- _Work instructions_:
Would you restate all the data that follows, word for word?

::::::

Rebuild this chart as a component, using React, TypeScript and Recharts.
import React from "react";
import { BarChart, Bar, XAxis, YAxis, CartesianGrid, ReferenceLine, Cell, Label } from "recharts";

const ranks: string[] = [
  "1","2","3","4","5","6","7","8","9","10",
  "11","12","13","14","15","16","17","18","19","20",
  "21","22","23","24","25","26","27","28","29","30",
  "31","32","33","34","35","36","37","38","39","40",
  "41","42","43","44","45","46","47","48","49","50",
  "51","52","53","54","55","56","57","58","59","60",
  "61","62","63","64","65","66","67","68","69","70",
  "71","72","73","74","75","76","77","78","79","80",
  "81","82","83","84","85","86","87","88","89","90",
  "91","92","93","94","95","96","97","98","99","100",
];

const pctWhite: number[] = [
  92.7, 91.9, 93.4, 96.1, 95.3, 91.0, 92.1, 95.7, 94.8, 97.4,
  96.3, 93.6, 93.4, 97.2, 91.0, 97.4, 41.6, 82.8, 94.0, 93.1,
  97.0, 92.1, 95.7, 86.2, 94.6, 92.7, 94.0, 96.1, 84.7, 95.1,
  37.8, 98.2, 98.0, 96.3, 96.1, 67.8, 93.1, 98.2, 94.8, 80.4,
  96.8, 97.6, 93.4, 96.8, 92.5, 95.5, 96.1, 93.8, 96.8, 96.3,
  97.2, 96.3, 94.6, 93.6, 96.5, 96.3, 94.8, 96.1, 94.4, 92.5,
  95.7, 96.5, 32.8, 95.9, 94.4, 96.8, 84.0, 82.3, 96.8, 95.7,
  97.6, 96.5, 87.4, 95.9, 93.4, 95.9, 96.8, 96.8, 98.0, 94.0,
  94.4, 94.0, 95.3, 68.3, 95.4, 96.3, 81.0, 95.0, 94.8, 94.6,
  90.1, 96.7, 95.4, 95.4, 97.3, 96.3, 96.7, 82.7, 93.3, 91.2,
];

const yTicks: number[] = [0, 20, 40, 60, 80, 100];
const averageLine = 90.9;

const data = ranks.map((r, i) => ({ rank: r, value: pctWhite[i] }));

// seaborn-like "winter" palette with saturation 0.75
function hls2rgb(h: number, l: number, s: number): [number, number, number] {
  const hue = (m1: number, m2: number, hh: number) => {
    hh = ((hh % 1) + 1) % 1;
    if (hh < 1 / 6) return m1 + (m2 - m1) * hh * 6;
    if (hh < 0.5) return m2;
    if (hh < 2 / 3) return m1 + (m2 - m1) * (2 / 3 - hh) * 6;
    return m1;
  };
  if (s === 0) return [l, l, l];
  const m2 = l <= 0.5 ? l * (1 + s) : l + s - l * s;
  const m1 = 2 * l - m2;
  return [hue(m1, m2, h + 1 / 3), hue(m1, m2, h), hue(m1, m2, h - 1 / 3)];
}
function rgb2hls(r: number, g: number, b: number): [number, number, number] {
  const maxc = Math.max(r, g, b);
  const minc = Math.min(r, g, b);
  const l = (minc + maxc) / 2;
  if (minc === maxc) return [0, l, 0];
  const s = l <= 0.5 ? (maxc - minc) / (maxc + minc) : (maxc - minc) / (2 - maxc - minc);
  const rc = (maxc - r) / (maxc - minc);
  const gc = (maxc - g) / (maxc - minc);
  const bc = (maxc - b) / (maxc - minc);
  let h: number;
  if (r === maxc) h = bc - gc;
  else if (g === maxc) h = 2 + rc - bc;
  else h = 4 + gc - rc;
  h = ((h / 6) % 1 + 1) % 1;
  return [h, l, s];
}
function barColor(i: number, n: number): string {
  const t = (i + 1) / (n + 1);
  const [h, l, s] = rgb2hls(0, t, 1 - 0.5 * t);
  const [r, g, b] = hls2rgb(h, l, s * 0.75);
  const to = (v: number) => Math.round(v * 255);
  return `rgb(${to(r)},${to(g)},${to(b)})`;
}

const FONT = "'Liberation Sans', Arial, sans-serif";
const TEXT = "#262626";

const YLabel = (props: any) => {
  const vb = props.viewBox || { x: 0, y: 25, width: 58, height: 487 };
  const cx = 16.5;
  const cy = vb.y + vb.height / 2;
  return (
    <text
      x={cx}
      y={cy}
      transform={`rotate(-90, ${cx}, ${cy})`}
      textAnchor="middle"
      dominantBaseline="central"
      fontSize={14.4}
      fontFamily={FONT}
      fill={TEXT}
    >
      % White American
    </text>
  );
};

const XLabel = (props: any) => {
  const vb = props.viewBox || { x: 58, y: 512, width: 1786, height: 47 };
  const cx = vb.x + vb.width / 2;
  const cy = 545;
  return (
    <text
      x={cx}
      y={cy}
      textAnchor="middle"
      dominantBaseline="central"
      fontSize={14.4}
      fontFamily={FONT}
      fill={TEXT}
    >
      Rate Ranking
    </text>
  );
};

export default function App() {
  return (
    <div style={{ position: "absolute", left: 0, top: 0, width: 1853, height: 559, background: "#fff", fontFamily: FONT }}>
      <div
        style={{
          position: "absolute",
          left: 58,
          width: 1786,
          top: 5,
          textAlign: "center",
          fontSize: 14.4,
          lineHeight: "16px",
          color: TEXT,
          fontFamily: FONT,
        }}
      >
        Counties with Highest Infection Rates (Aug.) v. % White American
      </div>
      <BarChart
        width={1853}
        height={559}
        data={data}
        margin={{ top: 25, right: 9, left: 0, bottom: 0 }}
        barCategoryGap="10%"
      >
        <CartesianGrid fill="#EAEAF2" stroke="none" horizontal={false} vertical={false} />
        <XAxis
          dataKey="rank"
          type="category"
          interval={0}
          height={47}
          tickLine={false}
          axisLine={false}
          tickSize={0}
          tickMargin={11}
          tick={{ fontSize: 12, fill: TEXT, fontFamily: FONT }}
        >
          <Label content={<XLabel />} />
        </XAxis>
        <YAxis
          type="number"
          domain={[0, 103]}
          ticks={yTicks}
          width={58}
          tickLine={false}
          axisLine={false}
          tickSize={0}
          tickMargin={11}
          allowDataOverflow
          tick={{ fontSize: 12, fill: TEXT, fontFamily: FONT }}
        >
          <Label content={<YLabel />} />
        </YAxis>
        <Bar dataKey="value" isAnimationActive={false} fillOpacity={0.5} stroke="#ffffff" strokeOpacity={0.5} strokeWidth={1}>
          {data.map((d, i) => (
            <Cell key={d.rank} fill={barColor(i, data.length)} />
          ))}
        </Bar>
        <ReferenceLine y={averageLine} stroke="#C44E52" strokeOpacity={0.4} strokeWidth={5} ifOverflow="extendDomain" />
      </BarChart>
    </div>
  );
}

::::::

- _Output of the task_:
Rebuild this chart as a component, using React, TypeScript and Recharts.
import React from "react";
import { BarChart, Bar, XAxis, YAxis, CartesianGrid, ReferenceLine, Cell, Label } from "recharts";

const ranks: string[] = [
  "1","2","3","4","5","6","7","8","9","10",
  "11","12","13","14","15","16","17","18","19","20",
  "21","22","23","24","25","26","27","28","29","30",
  "31","32","33","34","35","36","37","38","39","40",
  "41","42","43","44","45","46","47","48","49","50",
  "51","52","53","54","55","56","57","58","59","60",
  "61","62","63","64","65","66","67","68","69","70",
  "71","72","73","74","75","76","77","78","79","80",
  "81","82","83","84","85","86","87","88","89","90",
  "91","92","93","94","95","96","97","98","99","100",
];

const pctWhite: number[] = [
  92.7, 91.9, 93.4, 96.1, 95.3, 91.0, 92.1, 95.7, 94.8, 97.4,
  96.3, 93.6, 93.4, 97.2, 91.0, 97.4, 41.6, 82.8, 94.0, 93.1,
  97.0, 92.1, 95.7, 86.2, 94.6, 92.7, 94.0, 96.1, 84.7, 95.1,
  37.8, 98.2, 98.0, 96.3, 96.1, 67.8, 93.1, 98.2, 94.8, 80.4,
  96.8, 97.6, 93.4, 96.8, 92.5, 95.5, 96.1, 93.8, 96.8, 96.3,
  97.2, 96.3, 94.6, 93.6, 96.5, 96.3, 94.8, 96.1, 94.4, 92.5,
  95.7, 96.5, 32.8, 95.9, 94.4, 96.8, 84.0, 82.3, 96.8, 95.7,
  97.6, 96.5, 87.4, 95.9, 93.4, 95.9, 96.8, 96.8, 98.0, 94.0,
  94.4, 94.0, 95.3, 68.3, 95.4, 96.3, 81.0, 95.0, 94.8, 94.6,
  90.1, 96.7, 95.4, 95.4, 97.3, 96.3, 96.7, 82.7, 93.3, 91.2,
];

const yTicks: number[] = [0, 20, 40, 60, 80, 100];
const averageLine = 90.9;

const data = ranks.map((r, i) => ({ rank: r, value: pctWhite[i] }));

// seaborn-like "winter" palette with saturation 0.75
function hls2rgb(h: number, l: number, s: number): [number, number, number] {
  const hue = (m1: number, m2: number, hh: number) => {
    hh = ((hh % 1) + 1) % 1;
    if (hh < 1 / 6) return m1 + (m2 - m1) * hh * 6;
    if (hh < 0.5) return m2;
    if (hh < 2 / 3) return m1 + (m2 - m1) * (2 / 3 - hh) * 6;
    return m1;
  };
  if (s === 0) return [l, l, l];
  const m2 = l <= 0.5 ? l * (1 + s) : l + s - l * s;
  const m1 = 2 * l - m2;
  return [hue(m1, m2, h + 1 / 3), hue(m1, m2, h), hue(m1, m2, h - 1 / 3)];
}
function rgb2hls(r: number, g: number, b: number): [number, number, number] {
  const maxc = Math.max(r, g, b);
  const minc = Math.min(r, g, b);
  const l = (minc + maxc) / 2;
  if (minc === maxc) return [0, l, 0];
  const s = l <= 0.5 ? (maxc - minc) / (maxc + minc) : (maxc - minc) / (2 - maxc - minc);
  const rc = (maxc - r) / (maxc - minc);
  const gc = (maxc - g) / (maxc - minc);
  const bc = (maxc - b) / (maxc - minc);
  let h: number;
  if (r === maxc) h = bc - gc;
  else if (g === maxc) h = 2 + rc - bc;
  else h = 4 + gc - rc;
  h = ((h / 6) % 1 + 1) % 1;
  return [h, l, s];
}
function barColor(i: number, n: number): string {
  const t = (i + 1) / (n + 1);
  const [h, l, s] = rgb2hls(0, t, 1 - 0.5 * t);
  const [r, g, b] = hls2rgb(h, l, s * 0.75);
  const to = (v: number) => Math.round(v * 255);
  return `rgb(${to(r)},${to(g)},${to(b)})`;
}

const FONT = "'Liberation Sans', Arial, sans-serif";
const TEXT = "#262626";

const YLabel = (props: any) => {
  const vb = props.viewBox || { x: 0, y: 25, width: 58, height: 487 };
  const cx = 16.5;
  const cy = vb.y + vb.height / 2;
  return (
    <text
      x={cx}
      y={cy}
      transform={`rotate(-90, ${cx}, ${cy})`}
      textAnchor="middle"
      dominantBaseline="central"
      fontSize={14.4}
      fontFamily={FONT}
      fill={TEXT}
    >
      % White American
    </text>
  );
};

const XLabel = (props: any) => {
  const vb = props.viewBox || { x: 58, y: 512, width: 1786, height: 47 };
  const cx = vb.x + vb.width / 2;
  const cy = 545;
  return (
    <text
      x={cx}
      y={cy}
      textAnchor="middle"
      dominantBaseline="central"
      fontSize={14.4}
      fontFamily={FONT}
      fill={TEXT}
    >
      Rate Ranking
    </text>
  );
};

export default function App() {
  return (
    <div style={{ position: "absolute", left: 0, top: 0, width: 1853, height: 559, background: "#fff", fontFamily: FONT }}>
      <div
        style={{
          position: "absolute",
          left: 58,
          width: 1786,
          top: 5,
          textAlign: "center",
          fontSize: 14.4,
          lineHeight: "16px",
          color: TEXT,
          fontFamily: FONT,
        }}
      >
        Counties with Highest Infection Rates (Aug.) v. % White American
      </div>
      <BarChart
        width={1853}
        height={559}
        data={data}
        margin={{ top: 25, right: 9, left: 0, bottom: 0 }}
        barCategoryGap="10%"
      >
        <CartesianGrid fill="#EAEAF2" stroke="none" horizontal={false} vertical={false} />
        <XAxis
          dataKey="rank"
          type="category"
          interval={0}
          height={47}
          tickLine={false}
          axisLine={false}
          tickSize={0}
          tickMargin={11}
          tick={{ fontSize: 12, fill: TEXT, fontFamily: FONT }}
        >
          <Label content={<XLabel />} />
        </XAxis>
        <YAxis
          type="number"
          domain={[0, 103]}
          ticks={yTicks}
          width={58}
          tickLine={false}
          axisLine={false}
          tickSize={0}
          tickMargin={11}
          allowDataOverflow
          tick={{ fontSize: 12, fill: TEXT, fontFamily: FONT }}
        >
          <Label content={<YLabel />} />
        </YAxis>
        <Bar dataKey="value" isAnimationActive={false} fillOpacity={0.5} stroke="#ffffff" strokeOpacity={0.5} strokeWidth={1}>
          {data.map((d, i) => (
            <Cell key={d.rank} fill={barColor(i, data.length)} />
          ))}
        </Bar>
        <ReferenceLine y={averageLine} stroke="#C44E52" strokeOpacity={0.4} strokeWidth={5} ifOverflow="extendDomain" />
      </BarChart>
    </div>
  );
}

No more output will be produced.